═════ Supplied material ═════

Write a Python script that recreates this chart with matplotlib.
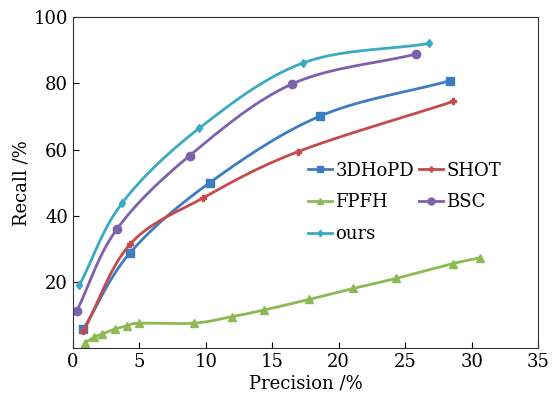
import numpy as np
import matplotlib
matplotlib.use("Agg")
import matplotlib.pyplot as plt
from matplotlib.lines import Line2D

# values
names = ["3DHoPD", "SHOT", "FPFH", "BSC", "ours"]
hopd_x = [0.8, 4.3, 10.3, 18.6, 28.4]
hopd_y = [5.9, 28.8, 50.0, 70.1, 80.8]
shot_x = [0.8, 4.3, 9.8, 16.9, 28.6]
shot_y = [5.2, 31.4, 45.4, 59.3, 74.5]
fpfh_x = [0.9, 1.6, 2.2, 3.2, 4.1, 5.0, 9.1, 12.0, 14.4, 17.8, 21.1, 24.3, 28.6, 30.6]
fpfh_y = [1.7, 3.4, 4.3, 5.9, 6.8, 7.6, 7.6, 9.6, 11.6, 14.8, 18.1, 21.1, 25.6, 27.3]
bsc_x = [0.3, 3.3, 8.8, 16.5, 25.8]
bsc_y = [11.3, 35.9, 58.2, 79.8, 88.8]
ours_x = [0.5, 3.7, 9.5, 17.3, 26.8]
ours_y = [19.1, 43.8, 66.4, 86.1, 92.0]

colors = ["#3d7cc0", "#c64a4b", "#8db955", "#7b62aa", "#3aaac2"]
markers = ["s", "P", "^", "o", "d"]
msizes = [5.5, 4.5, 5.5, 6, 4.5]


def smooth(x, y, n=30):
    # catmull-rom through the points, only for drawing the curve
    p = np.column_stack([x, y]).astype(float)
    p = np.vstack([2 * p[0] - p[1], p, 2 * p[-1] - p[-2]])
    out = []
    t = np.linspace(0, 1, n)[:, None]
    for i in range(1, len(p) - 2):
        p0, p1, p2, p3 = p[i - 1], p[i], p[i + 1], p[i + 2]
        seg = 0.5 * ((2 * p1) + (-p0 + p2) * t + (2 * p0 - 5 * p1 + 4 * p2 - p3) * t ** 2
                     + (-p0 + 3 * p1 - 3 * p2 + p3) * t ** 3)
        out.append(seg)
    out = np.vstack(out)
    return out[:, 0], out[:, 1]


plt.rcParams["font.family"] = "DejaVu Serif"
fig = plt.figure(figsize=(5.6, 3.95), dpi=100)
ax = fig.add_axes([0.130, 0.118, 0.831, 0.839])

series = [(hopd_x, hopd_y), (shot_x, shot_y), (fpfh_x, fpfh_y), (bsc_x, bsc_y), (ours_x, ours_y)]
handles = {}
for (x, y), c, m, ms, name in zip(series, colors, markers, msizes, names):
    sx, sy = smooth(x, y)
    ax.plot(sx, sy, color=c, lw=2, solid_capstyle="round")
    ax.plot(x, y, ls="none", marker=m, ms=ms, color=c, mec=c)
    handles[name] = Line2D([], [], color=c, lw=2, marker=m, ms=ms - 1, label=name)

ax.set_xlim(0, 35)
ax.set_ylim(0, 100)
ax.set_xticks([0, 5, 10, 15, 20, 25, 30, 35])
ax.set_yticks([20, 40, 60, 80, 100])
ax.tick_params(direction="in", length=4, labelsize=13, top=False, right=False)
for s in ax.spines.values():
    s.set_linewidth(0.8)
    s.set_color("#333333")
ax.set_xlabel("Precision /%", fontsize=13, labelpad=2)
ax.set_ylabel("Recall /%", fontsize=13, labelpad=2)

# legend fills column by column, so order it to read row by row
order = ["3DHoPD", "FPFH", "ours", "SHOT", "BSC"]
ax.legend(handles=[handles[k] for k in order], ncol=2, frameon=False, fontsize=13,
          loc="upper left", bbox_to_anchor=(0.49, 0.585), handlelength=1.3,
          handletextpad=0.2, columnspacing=0.3, labelspacing=0.75, borderaxespad=0)

fig.savefig("out.png", dpi=100)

═════

### Instructions to follow
Reply with nothing but the number of lines in the data above that contain "matplotlib".

### Task solution
5